跳转至

3.4.5 Residuals and Model Fit

Analyzing residuals to assess how well a linear model fits the data and identify outliers or patterns.

定义

A residual is the difference between an observed value and the predicted value from a linear regression model. For a data point \((x_i, y_i)\), the residual is defined as \(e_i = y_i - \hat{y}_i\), where \(\hat{y}_i\) is the predicted value from the regression line \(\hat{y} = a + bx\). Residuals are used to assess the goodness of fit of a linear model by examining whether the model's predictions are accurate and whether the underlying assumptions of linear regression are satisfied. A good linear model should have residuals that are randomly scattered around zero with no apparent pattern, indicating that the linear model captures the relationship in the data effectively.
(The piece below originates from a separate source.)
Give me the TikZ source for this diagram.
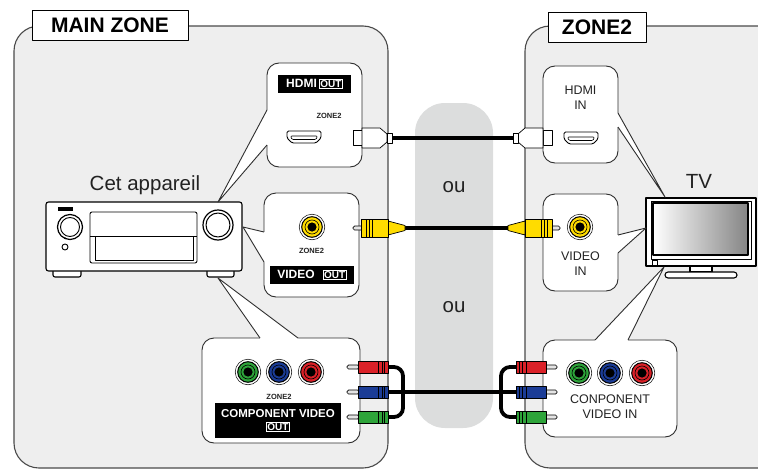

By analyzing residual plots (scatter plots of residuals versus fitted values or predictor variables), we can identify outliers, detect violations of linearity assumptions, assess homogeneity of variance, and determine whether the model is appropriate for the data.

核心公式

  • \(e_i = y_i - \hat{y}_i\)
  • \(\hat{y} = a + bx\)
  • \(\text{Sum of Squared Residuals (SSE)} = \sum_{i=1}^{n} (y_i - \hat{y}_i)^2 = \sum_{i=1}^{n} e_i^2\)
  • \(R^2 = 1 - \frac{\text{SSE}}{\text{SST}} = 1 - \frac{\sum(y_i - \hat{y}_i)^2}{\sum(y_i - \bar{y})^2}\)
  • \(\text{Standard Error of Residuals} = \sqrt{\frac{\sum e_i^2}{n-2}}\)

易错点

  • ⚠️ Confusing the direction of residuals: Students often forget that a residual is (observed - predicted), not (predicted - observed). A positive residual means the actual value is above the regression line, while a negative residual means it is below.
  • ⚠️ Misinterpreting residual plots: Students may fail to recognize patterns in residual plots that indicate violations of linearity or constant variance assumptions. For example, a curved pattern suggests the relationship is not linear, and a fan-shaped pattern suggests non-constant variance (heteroscedasticity).
  • ⚠️ Incorrectly identifying outliers: Students sometimes confuse outliers (points far from the regression line in the y-direction) with influential points (points that significantly affect the slope or intercept). A point can be an outlier without being influential, or vice versa.
  • ⚠️ Misunderstanding \(R^2\) interpretation: Students may incorrectly interpret \(R^2\) as the proportion of residuals explained by the model, rather than the proportion of variation in the response variable explained by the predictor variable. Additionally, they may not recognize that a high \(R^2\) does not guarantee the model is appropriate if residual plots show patterns.